Marcato: per scolpito, rilevato, spiccato è traslato di conio francese, marqué. In buon italiano marcato vale soltanto bollato, segnato cioè con la marca o marchio. Così dicasi, di marcare e di marcamente.

Marchesana: questa signorile e antica parola in luogo di marchesa, titolo nobilesco, è dal Petrocchi confinata tra le voci morte. Piace ad alcuni moderni, specie fra’ seguaci della scuola estetica, richiamarla all’onore dell’uso.

               e quando ne le sale
          le marchesane udiano Isotta o i fieri
          giovani Orlando.

Marchesa Travasa: press’a poco come Donna Fabia (V. (questa parola). La marchesa Paola Travasa

Vuna di primm damazz de Lombardia,

è quella famosissima matrona che possedeva la non meno famosa cagna maltesa

          tutta pêl, tutta goss, e tutta lard,
          che in cà Travasa, dopo la Marchesa,
          l’eva la bestia de maggior riguard.

Essa, la marchesa con la sua cagna, vive nell’immortale poesia sociale del Porta, La nomina del capellan, e qui a Milano il nome ricorre con valore antonomastico.

Marchese: per mestruo, V. Appendice.

Marchese Colombi (il): V. Colombi. Qui vuolsi aggiungere che la popolarità di questo nome è specialmente dovuta alla irresolutezza stupida di questo personaggio, consegnata nel verso:

tra il sì e il no, son di parer contrario.

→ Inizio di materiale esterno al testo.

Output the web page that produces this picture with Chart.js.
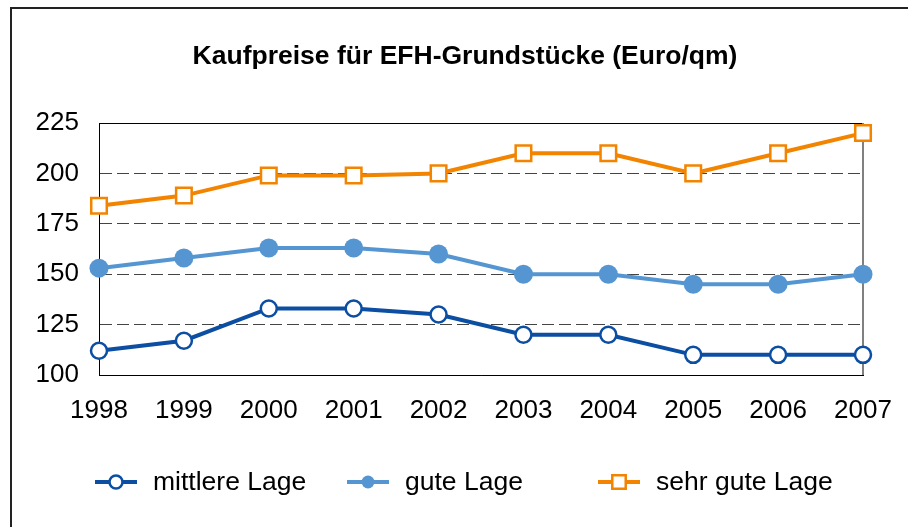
<!DOCTYPE html>
<html>
<head>
<meta charset="utf-8">
<script src="https://cdn.jsdelivr.net/npm/chart.js@4.4.0/dist/chart.umd.min.js"></script>
<style>
    body { margin: 0; background: #fff; }
    #wrap { width: 908px; height: 527px; }
</style>
</head>
<body>
<div id="wrap"><canvas id="myChart" width="908" height="527"></canvas></div>
<script>
var years = ['1998', '1999', '2000', '2001', '2002', '2003', '2004', '2005', '2006', '2007'];
var mittlereLage = [112, 117, 133, 133, 130, 120, 120, 110, 110, 110];
var guteLage = [153, 158, 163, 163, 160, 150, 150, 145, 145, 150];
var sehrGuteLage = [184, 189, 199, 199, 200, 210, 210, 200, 210, 220];
var yTicks = [100, 125, 150, 175, 200, 225];
var chartTitle = 'Kaufpreise für EFH-Grundstücke (Euro/qm)';

var FONT = '"Liberation Sans", Arial, sans-serif';

// outer frame, plot box, title and legend (Excel look)
var decorPlugin = {
    id: 'decor',
    beforeDatasetsDraw: function(chart) {
        var ctx = chart.ctx, a = chart.chartArea;
        ctx.save();
        ctx.lineWidth = 1;
        ctx.strokeStyle = '#000';
        ctx.beginPath();
        ctx.moveTo(a.left, a.top + 0.5);
        ctx.lineTo(a.right, a.top + 0.5);
        ctx.stroke();
        ctx.strokeStyle = '#808080';
        ctx.lineWidth = 2;
        ctx.beginPath();
        ctx.moveTo(a.right, a.top);
        ctx.lineTo(a.right, a.bottom);
        ctx.stroke();
        ctx.restore();
    },
    afterDraw: function(chart) {
        var ctx = chart.ctx;
        ctx.save();
        // frame
        ctx.strokeStyle = '#222';
        ctx.lineWidth = 2;
        ctx.beginPath();
        ctx.moveTo(11, chart.height);
        ctx.lineTo(11, 8);
        ctx.lineTo(chart.width, 8);
        ctx.stroke();

        // title
        ctx.fillStyle = '#000';
        ctx.font = 'bold 26.5px ' + FONT;
        ctx.textAlign = 'center';
        ctx.textBaseline = 'middle';
        ctx.fillText(chartTitle, 465, 57);

        // legend
        var legendX = [95, 347, 598];
        var legendY = 482;
        ctx.font = '26.5px ' + FONT;
        ctx.textAlign = 'left';
        chart.data.datasets.forEach(function(ds, i) {
            var x = legendX[i];
            ctx.strokeStyle = ds.borderColor;
            ctx.lineWidth = 4;
            ctx.beginPath();
            ctx.moveTo(x, legendY);
            ctx.lineTo(x + 42, legendY);
            ctx.stroke();
            ctx.fillStyle = ds.pointBackgroundColor;
            ctx.strokeStyle = ds.borderColor;
            ctx.lineWidth = ds.pointBorderWidth;
            Chart.helpers.drawPoint(ctx, {
                pointStyle: ds.pointStyle,
                radius: ds.pointStyle === 'rect' ? 9.5 : 6.5,
                rotation: 0,
                borderWidth: ds.pointBorderWidth
            }, x + 21, legendY);
            ctx.fillStyle = '#000';
            ctx.fillText(ds.label, x + 58, legendY + 1);
        });
        ctx.restore();
    }
};

var ctx = document.getElementById('myChart').getContext('2d');
var myChart = new Chart(ctx, {
    type: 'line',
    data: {
        labels: years,
        datasets: [
            {
                label: 'mittlere Lage',
                data: mittlereLage,
                borderColor: '#0B4EA2',
                borderWidth: 4,
                pointStyle: 'circle',
                pointRadius: 8,
                pointBorderWidth: 2.5,
                pointBackgroundColor: '#fff',
                pointBorderColor: '#0B4EA2',
                clip: false
            },
            {
                label: 'gute Lage',
                data: guteLage,
                borderColor: '#5596D2',
                borderWidth: 4,
                pointStyle: 'circle',
                pointRadius: 9.5,
                pointBorderWidth: 0,
                pointBackgroundColor: '#5596D2',
                pointBorderColor: '#5596D2',
                clip: false
            },
            {
                label: 'sehr gute Lage',
                data: sehrGuteLage,
                borderColor: '#F28400',
                borderWidth: 4,
                pointStyle: 'rect',
                pointRadius: 11,
                pointBorderWidth: 2.5,
                pointBackgroundColor: '#fff',
                pointBorderColor: '#F28400',
                clip: false
            }
        ]
    },
    options: {
        responsive: false,
        animation: false,
        layout: { padding: { left: 0, right: 45, top: 123, bottom: 0 } },
        plugins: {
            legend: { display: false },
            title: { display: false },
            tooltip: { enabled: false }
        },
        elements: { line: { tension: 0 } },
        scales: {
            x: {
                type: 'category',
                offset: false,
                grid: { display: false, drawTicks: false },
                border: { display: true, color: '#000', width: 1 },
                ticks: { color: '#000', font: { family: FONT, size: 26 }, padding: 20, maxRotation: 0 },
                afterFit: function(scale) {
                    scale.height = 152;
                    scale.paddingLeft = 0;
                    scale.paddingRight = 0;
                }
            },
            y: {
                min: 100,
                max: 225,
                grid: { color: '#444', lineWidth: 1, drawTicks: false },
                border: { display: true, color: '#000', width: 1, dash: [12, 5] },
                afterBuildTicks: function(scale) {
                    scale.ticks = yTicks.map(function(v) { return { value: v }; });
                },
                ticks: { color: '#000', font: { family: FONT, size: 26 }, padding: 20 },
                afterFit: function(scale) { scale.width = 99; }
            }
        }
    },
    plugins: [decorPlugin]
});
</script>
</body>
</html>
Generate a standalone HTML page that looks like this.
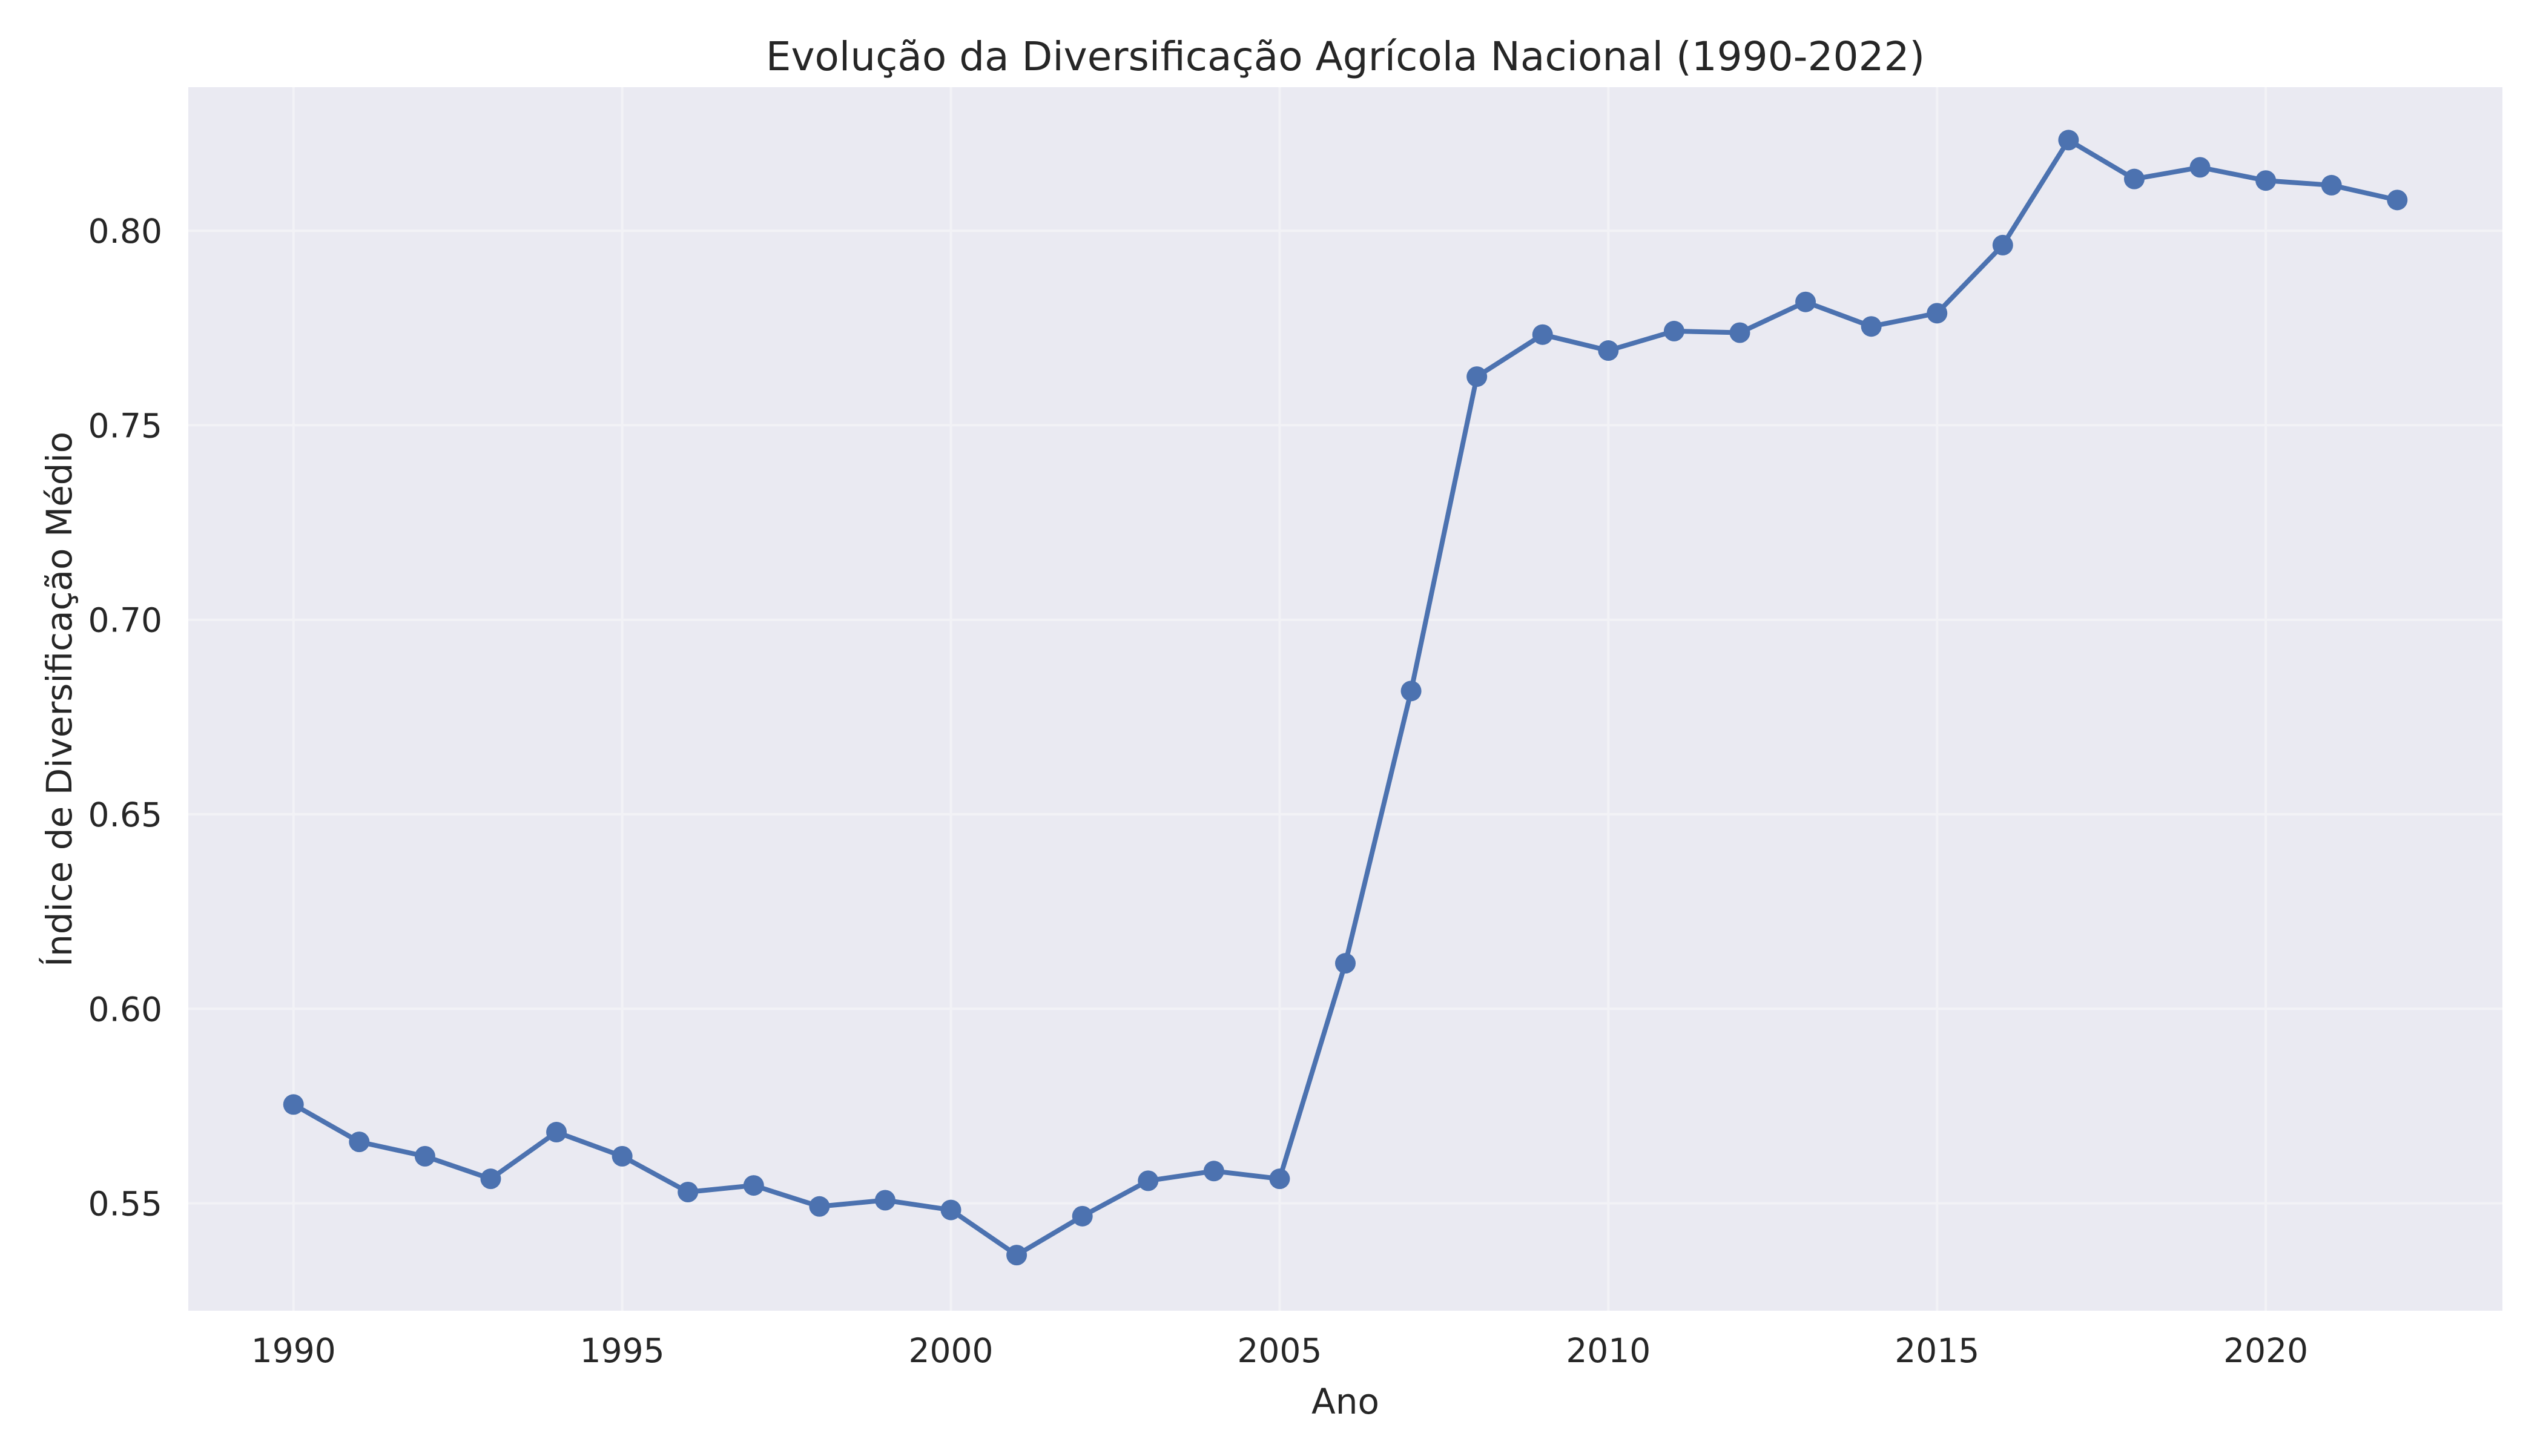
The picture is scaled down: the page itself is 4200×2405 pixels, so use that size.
<!DOCTYPE html>
<html><head><meta charset="utf-8"><style>
html,body{margin:0;padding:0;background:#fff}
svg text{font-family:"DejaVu Sans","Liberation Sans",sans-serif;fill:#262626}
</style></head><body>
<svg width="4200" height="2400" viewBox="0 0 4200 2400" xmlns="http://www.w3.org/2000/svg">
<rect x="311" y="144" width="3822" height="2021" fill="#eaeaf2"/>
<g id="grid"></g>
<g id="ticks"></g>
<path id="line" fill="none" stroke="#4c72b0" stroke-width="8" stroke-linejoin="round"/>
<g id="markers"></g>
<text x="2222" y="116" font-size="66" text-anchor="middle">Evolução da Diversificação Agrícola Nacional (1990-2022)</text>
<text x="2222" y="2335" font-size="58" text-anchor="middle">Ano</text>
<text x="0" y="0" font-size="58" text-anchor="middle" transform="translate(118,1155) rotate(-90)">Índice de Diversificação Médio</text>
</svg>
<script>
const years=[1990,1991,1992,1993,1994,1995,1996,1997,1998,1999,2000,2001,2002,2003,2004,2005,2006,2007,2008,2009,2010,2011,2012,2013,2014,2015,2016,2017,2018,2019,2020,2021,2022];
const values=[0.5754,0.5658,0.5621,0.5563,0.5683,0.5621,0.5529,0.5546,0.5492,0.5508,0.5483,0.5367,0.5467,0.5558,0.5583,0.5563,0.6117,0.6817,0.7625,0.7733,0.7692,0.7742,0.7738,0.7817,0.7754,0.7788,0.7963,0.8233,0.8133,0.8163,0.8129,0.8117,0.8079];
const xTicks=[1990,1995,2000,2005,2010,2015,2020];
const yTicks=[0.55,0.60,0.65,0.70,0.75,0.80];
const yTickLabels=["0.55","0.60","0.65","0.70","0.75","0.80"];
const L=311,R=4133,T=144,B=2165;
const xMin=1988.4,xMax=2023.6,yMin=0.5224,yMax=0.8369;
function xs(v){return L+(v-xMin)/(xMax-xMin)*(R-L);}
function ys(v){return B-(v-yMin)/(yMax-yMin)*(B-T);}
const NS="http://www.w3.org/2000/svg";
const grid=document.getElementById('grid'),ticks=document.getElementById('ticks');
xTicks.forEach(t=>{
  const l=document.createElementNS(NS,'line');
  
  
  l.setAttribute('x1',xs(t));l.setAttribute('x2',xs(t));l.setAttribute('y1',T);l.setAttribute('y2',B);
  l.setAttribute('stroke','#f2f2f6');l.setAttribute('stroke-width','4');grid.appendChild(l);
  const tx=document.createElementNS(NS,'text');
  
  
  tx.setAttribute('x',xs(t));tx.setAttribute('y',2250);tx.setAttribute('font-size','55');tx.setAttribute('text-anchor','middle');
  tx.textContent=t;ticks.appendChild(tx);
});
yTicks.forEach((t,i)=>{
  const l=document.createElementNS(NS,'line');
  
  
  l.setAttribute('x1',L);l.setAttribute('x2',R);l.setAttribute('y1',ys(t));l.setAttribute('y2',ys(t));
  l.setAttribute('stroke','#f2f2f6');l.setAttribute('stroke-width','4');grid.appendChild(l);
  const tx=document.createElementNS(NS,'text');
  
  
  tx.setAttribute('x',268);tx.setAttribute('y',ys(t)+20);tx.setAttribute('font-size','55');tx.setAttribute('text-anchor','end');
  tx.textContent=yTickLabels[i];ticks.appendChild(tx);
});
document.getElementById('line').setAttribute('d',years.map((y,i)=>(i?'L':'M')+xs(y)+','+ys(values[i])).join(''));
const mk=document.getElementById('markers');
years.forEach((y,i)=>{
  const c=document.createElementNS(NS,'circle');
  
  
  c.setAttribute('cx',xs(y));c.setAttribute('cy',ys(values[i]));c.setAttribute('r','17');c.setAttribute('fill','#4c72b0');
  mk.appendChild(c);
});
</script>
</body></html>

Marcia e marciare: per cammino e camminare, non si possono nemmeno più chiamare neologismi, essendo da grandissimo tempo penetrati nella lingua italiana. Marcia è alquanto posteriore. Voci accolte anche da eccellenti scrittori. Così il Carducci nel Ça ira dice:

Marciate, della patria incliti figli.

Chi però volesse aver cura della purità del linguaggio farebbe bene a non usare queste voci se non in senso militare.

Marciapiede: parola francese, marchepied, che il Fanfani annota fra le voci corrotte, ma sdegnosamente ammette avere avuto da tempo cittadinanza italiana come fisciù, canapé, benchè affermi doversi usare dai ben parlanti il verbo andare sostantivato, pl. andari = viottolo, sentiero. Ma chi l’intenderebbe? Avvertasi però che in fr. marchepied vale più specialmente predella, montatoio, sgabello, e che per esprimere quella parte della strada che è rialzata per maggior comodo dei pedoni, dicesi trottoir, voce che spunta talora anche da noi. Povero Pietro Fanfani! Dopo avere accolto marciapiede a gran fatica, ecco appare trottoir.

Marcio in Danimarca (c’è del): V. Putrido.

Marcita: milanese marscida, prato allagato con un volo d’acqua per averne l’erba più rigogliosa e a più tagli. Caratteristica del paesaggio e della campagna della bassa Lombardia.